California clean energy advocates urge regulators to ‘go big’ with offshore wind goals

Source: By Kavya Balaraman, Utility Dive • Posted: Tuesday, March 8, 2022

Dive Brief:

  • Clean energy groups urged California regulators to set bold offshore wind energy planning goals for the state at a California Energy Commission (CEC) workshop held Thursday.
  • “Several decades of offshore wind industry experience and academic study have demonstrated conclusively that going big is one of the most important keys to achieving success with this remarkable clean energy technology in California and other U.S. and global markets,” Adam Stern, executive director of Offshore Wind California, said at the meeting.
  • Last year, California lawmakers passed Assembly Bill 525, which instructed the CEC to quantify “the maximum feasible capacity of offshore wind to achieve reliability, ratepayer, employment, and decarbonization benefits,” as well as create 2030 and 2045 offshore wind planning goals for the state by this June.

Dive Insight:

The Biden administration is aiming to deploy 30 GW of offshore wind across the country by 2030, eventually ramping up to 110 GW by 2050. Last May, the administration announced an effort to bring as much as 4.6 GW of floating offshore wind online in the Western Outer Continental Shelf. Building 10 GW of offshore wind off the coast of California could lead to resource cost savings of around $1 billion, reduce 4.73 million metric tons of carbon dioxide equivalent by 2040, and generate tens of thousands of jobs, according to a report released by the University of Southern California Schwarzenegger Institute for State and Global Policy in September.

Along with establishing the planning goals, AB 525 requires the energy commission to develop a strategic plan to develop offshore wind in federal waters off the California coast, to be submitted to the state legislature by June of 2023. The plan will need to identify suitable seaspace for the resource, as well as look into the transmission that would be needed to meet the new goals, and outline permitting timelines to get offshore wind up and running.

At the CEC workshop on Thursday, clean energy advocates outlined potential goals that they believe regulators should adopt. Many urged the commission to look at ambitious targets to develop economies of scale.
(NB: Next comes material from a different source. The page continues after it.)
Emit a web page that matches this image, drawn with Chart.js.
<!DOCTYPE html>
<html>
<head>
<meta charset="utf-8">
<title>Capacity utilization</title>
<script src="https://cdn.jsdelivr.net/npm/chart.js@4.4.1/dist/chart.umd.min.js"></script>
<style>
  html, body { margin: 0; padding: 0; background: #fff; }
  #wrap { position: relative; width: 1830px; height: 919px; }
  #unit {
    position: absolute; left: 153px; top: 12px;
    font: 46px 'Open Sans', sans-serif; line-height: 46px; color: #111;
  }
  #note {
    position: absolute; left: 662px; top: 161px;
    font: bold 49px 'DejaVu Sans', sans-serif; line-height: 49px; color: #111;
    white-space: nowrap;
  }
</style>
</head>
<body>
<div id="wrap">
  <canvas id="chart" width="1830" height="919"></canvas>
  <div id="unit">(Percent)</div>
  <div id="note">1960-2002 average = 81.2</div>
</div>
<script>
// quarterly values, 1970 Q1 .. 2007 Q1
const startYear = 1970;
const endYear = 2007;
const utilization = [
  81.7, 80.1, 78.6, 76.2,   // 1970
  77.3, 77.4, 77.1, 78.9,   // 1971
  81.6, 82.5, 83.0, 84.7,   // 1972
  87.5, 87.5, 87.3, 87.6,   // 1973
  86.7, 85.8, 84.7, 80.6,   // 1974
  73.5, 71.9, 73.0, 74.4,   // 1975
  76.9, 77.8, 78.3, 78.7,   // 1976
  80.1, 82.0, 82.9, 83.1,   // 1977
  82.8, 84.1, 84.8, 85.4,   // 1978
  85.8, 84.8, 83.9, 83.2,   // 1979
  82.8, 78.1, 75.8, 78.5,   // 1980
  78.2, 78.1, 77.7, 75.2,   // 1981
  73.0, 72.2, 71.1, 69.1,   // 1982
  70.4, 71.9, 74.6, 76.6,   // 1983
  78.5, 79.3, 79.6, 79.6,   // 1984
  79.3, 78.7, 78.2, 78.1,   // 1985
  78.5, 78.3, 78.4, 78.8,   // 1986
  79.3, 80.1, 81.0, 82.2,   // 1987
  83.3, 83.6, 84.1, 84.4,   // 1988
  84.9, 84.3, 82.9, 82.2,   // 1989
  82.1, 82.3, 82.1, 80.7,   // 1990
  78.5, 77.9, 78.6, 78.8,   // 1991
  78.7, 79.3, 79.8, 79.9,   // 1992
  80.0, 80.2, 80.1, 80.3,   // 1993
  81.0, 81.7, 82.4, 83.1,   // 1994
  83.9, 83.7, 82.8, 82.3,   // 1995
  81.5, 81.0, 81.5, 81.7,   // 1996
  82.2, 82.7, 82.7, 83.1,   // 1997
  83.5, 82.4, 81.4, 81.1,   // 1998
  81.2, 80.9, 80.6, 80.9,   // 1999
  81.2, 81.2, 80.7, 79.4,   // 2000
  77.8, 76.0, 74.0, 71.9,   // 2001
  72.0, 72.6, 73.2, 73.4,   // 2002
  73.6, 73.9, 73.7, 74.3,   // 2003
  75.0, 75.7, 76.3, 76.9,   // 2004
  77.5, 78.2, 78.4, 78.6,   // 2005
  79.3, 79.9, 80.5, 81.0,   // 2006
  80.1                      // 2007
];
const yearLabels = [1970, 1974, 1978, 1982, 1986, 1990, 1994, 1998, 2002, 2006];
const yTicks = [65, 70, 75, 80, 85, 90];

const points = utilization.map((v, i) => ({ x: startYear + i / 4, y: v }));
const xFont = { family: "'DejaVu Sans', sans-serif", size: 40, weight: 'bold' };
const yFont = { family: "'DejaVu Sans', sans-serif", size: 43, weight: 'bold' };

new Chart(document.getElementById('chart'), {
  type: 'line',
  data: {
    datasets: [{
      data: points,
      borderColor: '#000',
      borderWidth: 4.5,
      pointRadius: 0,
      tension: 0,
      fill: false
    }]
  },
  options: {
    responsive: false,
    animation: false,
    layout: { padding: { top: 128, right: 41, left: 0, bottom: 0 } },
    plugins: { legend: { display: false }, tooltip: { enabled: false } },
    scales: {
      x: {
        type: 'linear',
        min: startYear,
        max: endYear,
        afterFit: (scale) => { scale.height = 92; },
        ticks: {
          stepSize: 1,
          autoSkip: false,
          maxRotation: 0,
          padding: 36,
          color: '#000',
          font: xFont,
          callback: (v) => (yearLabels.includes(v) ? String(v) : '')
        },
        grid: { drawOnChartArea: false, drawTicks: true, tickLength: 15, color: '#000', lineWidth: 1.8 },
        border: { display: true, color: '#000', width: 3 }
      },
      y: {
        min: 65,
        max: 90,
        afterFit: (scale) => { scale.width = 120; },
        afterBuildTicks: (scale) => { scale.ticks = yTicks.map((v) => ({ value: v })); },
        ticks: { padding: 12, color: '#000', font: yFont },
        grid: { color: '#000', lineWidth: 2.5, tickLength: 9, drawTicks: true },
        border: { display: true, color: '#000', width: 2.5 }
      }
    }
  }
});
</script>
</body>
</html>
“For offshore wind, economies of scale will be essential for driving down costs, delivering competitively priced clean power and encouraging industries and jobs to locate in our state,” Offshore Wind California’s Stern said.
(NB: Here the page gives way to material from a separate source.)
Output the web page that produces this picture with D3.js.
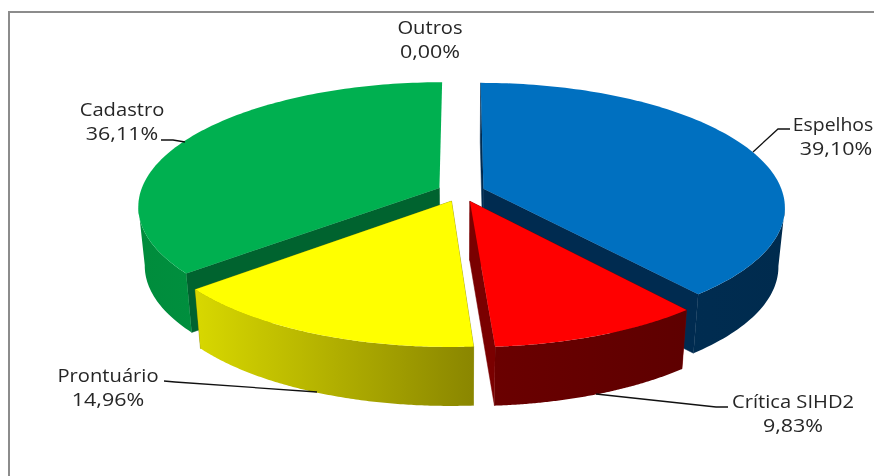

The organization urged the commission to consider a goal of generating at least 3 GW of offshore wind by 2030, 10 GW by 2040 and 20 GW by the middle of the century – figures that Stern said would align well with the Biden administration’s national goal of 110 GW by 2050.

The American Clean Power Association’s California branch also encouraged the state to establish ambitious goals for offshore wind planning – including a 3 GW goal by 2030 and 18 GW goal by 2045 – to help incentivize the industry, create a supply chain, and spur offshore wind jobs, according to Varner Seaman, the branch’s offshore wind program director.

Environment California, a statewide advocacy group, meanwhile, pushed for a goal of at least 10 GW of offshore wind development by 2040.

“One of the best clean energy sources in California is the wind blowing off our coast, where the wind blows faster and harder than anywhere else in the U.S.,” Ben Grundy, the group’s global warming solutions campaign associate, said at the workshop.

But while she agreed that the state should set installation targets high enough to drive economies of scale and support a domestic supply chain, “we need a reality check,” said Nancy Rader, executive director of the California Wind Energy Association.

“The recent East Coast auctions have been successful because the fixed bottom technology is proven and available and there was much greater certainty than we have in California right now, including commitments for power offtake and available port space,” Rader said.

The state’s ambitious goals will need to be coupled with careful plans and near-term decisions to support the investments that will be needed to ensure the supply chain and jobs tied to floating offshore wind platforms in California, Rader added. This includes establishing greater market certainty by creating a power offtake plan this year for demonstration and commercial projects, as well as making progress towards CAISO’s 20-year conceptual transmission plan.